[Charts and diagrams as code]

====================

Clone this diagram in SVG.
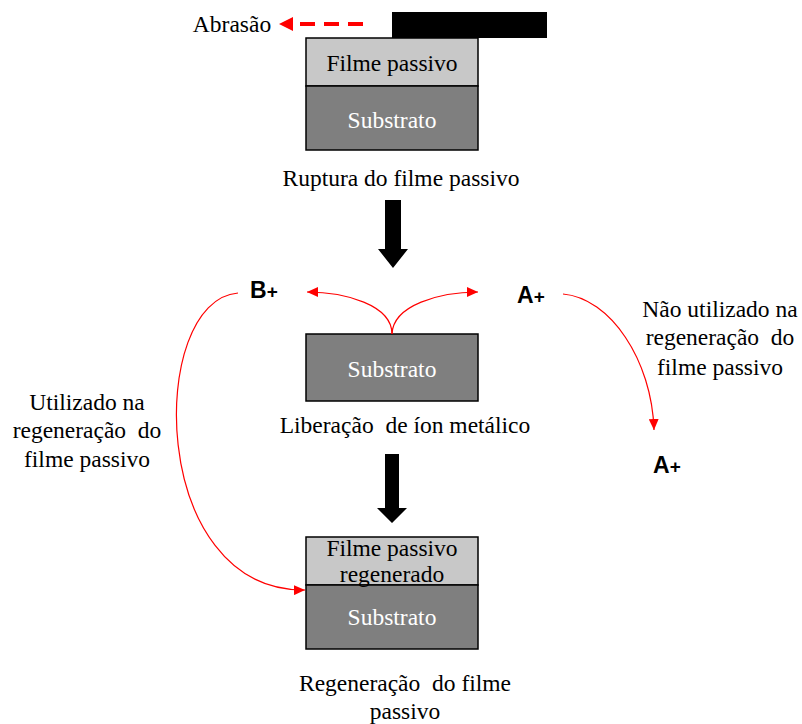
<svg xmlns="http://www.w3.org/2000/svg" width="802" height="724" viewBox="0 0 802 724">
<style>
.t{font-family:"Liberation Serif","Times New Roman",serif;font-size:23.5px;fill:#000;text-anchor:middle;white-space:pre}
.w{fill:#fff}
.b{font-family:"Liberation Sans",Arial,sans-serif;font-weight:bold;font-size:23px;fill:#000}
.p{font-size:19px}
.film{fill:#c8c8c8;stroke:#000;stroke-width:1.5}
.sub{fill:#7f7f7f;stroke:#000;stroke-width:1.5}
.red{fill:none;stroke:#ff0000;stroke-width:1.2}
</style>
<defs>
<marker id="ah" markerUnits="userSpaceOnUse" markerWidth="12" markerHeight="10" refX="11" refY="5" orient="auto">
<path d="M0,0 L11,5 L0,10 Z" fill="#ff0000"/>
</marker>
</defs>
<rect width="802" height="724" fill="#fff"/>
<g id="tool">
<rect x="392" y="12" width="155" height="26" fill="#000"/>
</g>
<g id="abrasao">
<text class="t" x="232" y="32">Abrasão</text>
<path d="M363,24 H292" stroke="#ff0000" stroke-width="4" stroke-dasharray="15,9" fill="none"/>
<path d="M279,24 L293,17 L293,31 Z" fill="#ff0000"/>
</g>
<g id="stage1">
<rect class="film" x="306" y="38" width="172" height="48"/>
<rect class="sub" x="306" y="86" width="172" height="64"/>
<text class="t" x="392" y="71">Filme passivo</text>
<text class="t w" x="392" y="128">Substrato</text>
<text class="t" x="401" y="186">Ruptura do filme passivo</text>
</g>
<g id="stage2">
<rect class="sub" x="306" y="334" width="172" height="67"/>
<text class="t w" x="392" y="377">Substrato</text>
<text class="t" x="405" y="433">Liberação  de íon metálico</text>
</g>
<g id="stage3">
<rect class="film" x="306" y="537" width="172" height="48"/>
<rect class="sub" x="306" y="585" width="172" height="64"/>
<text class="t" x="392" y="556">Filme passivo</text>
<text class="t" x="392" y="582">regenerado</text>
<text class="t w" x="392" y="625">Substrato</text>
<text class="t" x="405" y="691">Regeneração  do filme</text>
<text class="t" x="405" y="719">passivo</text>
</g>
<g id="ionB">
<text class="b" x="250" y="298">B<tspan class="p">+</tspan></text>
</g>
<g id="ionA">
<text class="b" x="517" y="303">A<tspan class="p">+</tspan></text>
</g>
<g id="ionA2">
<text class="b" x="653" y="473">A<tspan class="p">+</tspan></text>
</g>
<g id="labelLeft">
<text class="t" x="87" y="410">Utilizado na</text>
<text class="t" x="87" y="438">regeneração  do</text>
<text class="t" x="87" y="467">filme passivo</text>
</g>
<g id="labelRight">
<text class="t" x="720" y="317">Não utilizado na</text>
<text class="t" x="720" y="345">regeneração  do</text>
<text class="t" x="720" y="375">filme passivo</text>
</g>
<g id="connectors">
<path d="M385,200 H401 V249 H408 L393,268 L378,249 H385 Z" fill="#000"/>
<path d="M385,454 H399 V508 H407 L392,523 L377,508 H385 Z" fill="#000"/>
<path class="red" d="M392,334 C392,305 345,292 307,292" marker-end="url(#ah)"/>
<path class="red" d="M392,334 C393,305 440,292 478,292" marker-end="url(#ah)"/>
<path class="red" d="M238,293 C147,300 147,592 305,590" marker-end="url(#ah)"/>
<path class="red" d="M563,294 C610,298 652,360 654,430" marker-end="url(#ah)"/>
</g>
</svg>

====================

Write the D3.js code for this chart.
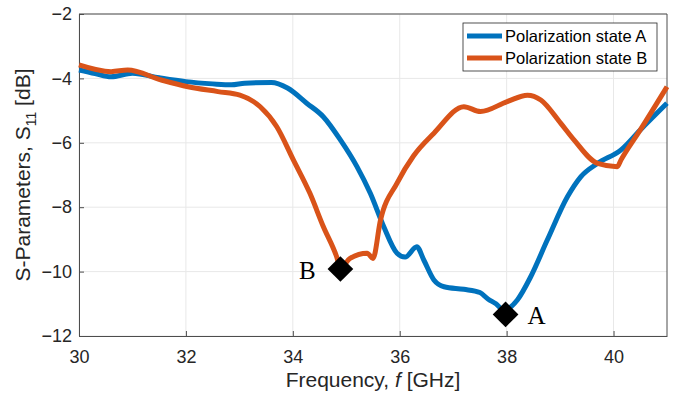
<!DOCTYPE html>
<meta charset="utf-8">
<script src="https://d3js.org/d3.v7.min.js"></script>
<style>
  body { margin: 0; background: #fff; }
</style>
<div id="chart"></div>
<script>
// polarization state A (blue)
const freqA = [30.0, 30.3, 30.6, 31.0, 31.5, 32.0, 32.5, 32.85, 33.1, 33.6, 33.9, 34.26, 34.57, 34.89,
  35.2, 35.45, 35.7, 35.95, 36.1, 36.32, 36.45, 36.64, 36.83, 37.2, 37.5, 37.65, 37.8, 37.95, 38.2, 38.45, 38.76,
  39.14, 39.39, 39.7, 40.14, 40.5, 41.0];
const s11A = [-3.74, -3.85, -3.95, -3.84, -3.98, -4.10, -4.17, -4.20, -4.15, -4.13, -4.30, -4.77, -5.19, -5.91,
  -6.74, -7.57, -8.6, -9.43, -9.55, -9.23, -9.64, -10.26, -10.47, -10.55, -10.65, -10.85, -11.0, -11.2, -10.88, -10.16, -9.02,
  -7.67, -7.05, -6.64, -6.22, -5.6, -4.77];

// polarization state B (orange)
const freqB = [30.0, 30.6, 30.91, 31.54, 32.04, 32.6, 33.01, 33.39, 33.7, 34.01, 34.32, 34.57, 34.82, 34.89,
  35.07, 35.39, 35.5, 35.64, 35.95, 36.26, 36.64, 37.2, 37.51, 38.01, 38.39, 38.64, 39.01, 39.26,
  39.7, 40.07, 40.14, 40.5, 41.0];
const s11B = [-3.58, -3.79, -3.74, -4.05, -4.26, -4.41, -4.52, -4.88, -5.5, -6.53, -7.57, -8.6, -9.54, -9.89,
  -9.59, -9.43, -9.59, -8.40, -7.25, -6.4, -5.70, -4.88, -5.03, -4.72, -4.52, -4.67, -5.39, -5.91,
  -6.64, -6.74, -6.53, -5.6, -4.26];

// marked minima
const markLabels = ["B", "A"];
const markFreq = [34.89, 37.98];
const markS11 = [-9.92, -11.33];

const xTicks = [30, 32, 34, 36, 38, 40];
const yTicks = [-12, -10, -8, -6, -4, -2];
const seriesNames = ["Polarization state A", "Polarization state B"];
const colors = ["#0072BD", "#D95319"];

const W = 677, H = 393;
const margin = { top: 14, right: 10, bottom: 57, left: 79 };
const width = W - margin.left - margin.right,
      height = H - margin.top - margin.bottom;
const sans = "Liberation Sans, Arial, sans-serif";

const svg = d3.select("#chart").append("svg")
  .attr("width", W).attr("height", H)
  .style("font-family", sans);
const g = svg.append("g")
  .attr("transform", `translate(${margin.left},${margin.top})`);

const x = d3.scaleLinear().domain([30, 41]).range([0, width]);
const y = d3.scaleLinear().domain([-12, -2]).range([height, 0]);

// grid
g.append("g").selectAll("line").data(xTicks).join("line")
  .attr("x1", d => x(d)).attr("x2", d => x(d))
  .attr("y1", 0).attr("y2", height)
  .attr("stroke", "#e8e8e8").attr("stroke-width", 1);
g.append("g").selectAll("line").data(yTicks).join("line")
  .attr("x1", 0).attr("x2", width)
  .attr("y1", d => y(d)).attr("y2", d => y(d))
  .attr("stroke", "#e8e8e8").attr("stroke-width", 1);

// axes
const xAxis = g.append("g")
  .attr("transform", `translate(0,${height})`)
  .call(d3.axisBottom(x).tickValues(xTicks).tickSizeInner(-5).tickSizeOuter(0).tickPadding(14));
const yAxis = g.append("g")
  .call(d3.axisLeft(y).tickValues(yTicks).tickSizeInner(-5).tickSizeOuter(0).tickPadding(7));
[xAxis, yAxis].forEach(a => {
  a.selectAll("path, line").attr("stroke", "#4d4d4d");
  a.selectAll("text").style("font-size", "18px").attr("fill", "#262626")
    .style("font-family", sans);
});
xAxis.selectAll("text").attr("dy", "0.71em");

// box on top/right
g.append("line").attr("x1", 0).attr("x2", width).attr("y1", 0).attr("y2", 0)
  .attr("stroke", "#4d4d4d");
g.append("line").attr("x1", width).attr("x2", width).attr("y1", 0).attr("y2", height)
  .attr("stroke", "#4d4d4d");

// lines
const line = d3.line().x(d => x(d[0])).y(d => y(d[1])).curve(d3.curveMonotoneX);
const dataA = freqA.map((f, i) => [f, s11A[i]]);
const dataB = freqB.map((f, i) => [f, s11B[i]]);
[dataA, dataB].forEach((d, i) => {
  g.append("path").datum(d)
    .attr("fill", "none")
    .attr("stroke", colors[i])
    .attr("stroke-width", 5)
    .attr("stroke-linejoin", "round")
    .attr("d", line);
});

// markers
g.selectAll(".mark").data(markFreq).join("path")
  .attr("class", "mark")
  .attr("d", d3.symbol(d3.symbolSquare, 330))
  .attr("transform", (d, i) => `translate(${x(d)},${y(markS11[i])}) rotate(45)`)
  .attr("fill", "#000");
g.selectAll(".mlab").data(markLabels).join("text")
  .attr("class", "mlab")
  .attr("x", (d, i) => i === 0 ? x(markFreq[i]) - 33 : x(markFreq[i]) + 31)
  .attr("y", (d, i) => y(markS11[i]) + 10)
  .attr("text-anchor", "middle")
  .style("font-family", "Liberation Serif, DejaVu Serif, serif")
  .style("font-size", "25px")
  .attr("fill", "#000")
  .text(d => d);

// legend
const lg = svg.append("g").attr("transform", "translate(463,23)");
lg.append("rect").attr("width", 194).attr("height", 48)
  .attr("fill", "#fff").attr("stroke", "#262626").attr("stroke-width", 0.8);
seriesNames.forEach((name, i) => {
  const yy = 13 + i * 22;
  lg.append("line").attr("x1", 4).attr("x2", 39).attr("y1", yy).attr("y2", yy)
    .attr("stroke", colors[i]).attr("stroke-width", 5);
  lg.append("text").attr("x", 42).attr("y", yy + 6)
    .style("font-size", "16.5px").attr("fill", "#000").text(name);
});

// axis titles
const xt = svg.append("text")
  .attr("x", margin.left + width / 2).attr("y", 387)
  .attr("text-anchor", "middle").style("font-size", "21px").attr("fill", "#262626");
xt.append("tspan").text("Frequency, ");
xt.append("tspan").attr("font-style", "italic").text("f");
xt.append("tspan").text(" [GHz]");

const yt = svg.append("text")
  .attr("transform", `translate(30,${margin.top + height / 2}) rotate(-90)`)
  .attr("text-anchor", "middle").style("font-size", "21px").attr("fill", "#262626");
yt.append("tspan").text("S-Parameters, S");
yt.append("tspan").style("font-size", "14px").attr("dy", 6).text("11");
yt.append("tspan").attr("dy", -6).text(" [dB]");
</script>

====================

*WHAT IS ASKED*.
Skip the pictures and repeat, word for word, the lines from the one containing "Write the D3.js code for this chart." to the one containing "const y = d3.scaleLinear().domain([-12, -2]).range([height, 0]);", keeping both of those lines.

*SOLUTION TO THE EXERCISE*.
Write the D3.js code for this chart.
<!DOCTYPE html>
<meta charset="utf-8">
<script src="https://d3js.org/d3.v7.min.js"></script>
<style>
  body { margin: 0; background: #fff; }
</style>
<div id="chart"></div>
<script>
// polarization state A (blue)
const freqA = [30.0, 30.3, 30.6, 31.0, 31.5, 32.0, 32.5, 32.85, 33.1, 33.6, 33.9, 34.26, 34.57, 34.89,
  35.2, 35.45, 35.7, 35.95, 36.1, 36.32, 36.45, 36.64, 36.83, 37.2, 37.5, 37.65, 37.8, 37.95, 38.2, 38.45, 38.76,
  39.14, 39.39, 39.7, 40.14, 40.5, 41.0];
const s11A = [-3.74, -3.85, -3.95, -3.84, -3.98, -4.10, -4.17, -4.20, -4.15, -4.13, -4.30, -4.77, -5.19, -5.91,
  -6.74, -7.57, -8.6, -9.43, -9.55, -9.23, -9.64, -10.26, -10.47, -10.55, -10.65, -10.85, -11.0, -11.2, -10.88, -10.16, -9.02,
  -7.67, -7.05, -6.64, -6.22, -5.6, -4.77];

// polarization state B (orange)
const freqB = [30.0, 30.6, 30.91, 31.54, 32.04, 32.6, 33.01, 33.39, 33.7, 34.01, 34.32, 34.57, 34.82, 34.89,
  35.07, 35.39, 35.5, 35.64, 35.95, 36.26, 36.64, 37.2, 37.51, 38.01, 38.39, 38.64, 39.01, 39.26,
  39.7, 40.07, 40.14, 40.5, 41.0];
const s11B = [-3.58, -3.79, -3.74, -4.05, -4.26, -4.41, -4.52, -4.88, -5.5, -6.53, -7.57, -8.6, -9.54, -9.89,
  -9.59, -9.43, -9.59, -8.40, -7.25, -6.4, -5.70, -4.88, -5.03, -4.72, -4.52, -4.67, -5.39, -5.91,
  -6.64, -6.74, -6.53, -5.6, -4.26];

// marked minima
const markLabels = ["B", "A"];
const markFreq = [34.89, 37.98];
const markS11 = [-9.92, -11.33];

const xTicks = [30, 32, 34, 36, 38, 40];
const yTicks = [-12, -10, -8, -6, -4, -2];
const seriesNames = ["Polarization state A", "Polarization state B"];
const colors = ["#0072BD", "#D95319"];

const W = 677, H = 393;
const margin = { top: 14, right: 10, bottom: 57, left: 79 };
const width = W - margin.left - margin.right,
      height = H - margin.top - margin.bottom;
const sans = "Liberation Sans, Arial, sans-serif";

const svg = d3.select("#chart").append("svg")
  .attr("width", W).attr("height", H)
  .style("font-family", sans);
const g = svg.append("g")
  .attr("transform", `translate(${margin.left},${margin.top})`);

const x = d3.scaleLinear().domain([30, 41]).range([0, width]);
const y = d3.scaleLinear().domain([-12, -2]).range([height, 0]);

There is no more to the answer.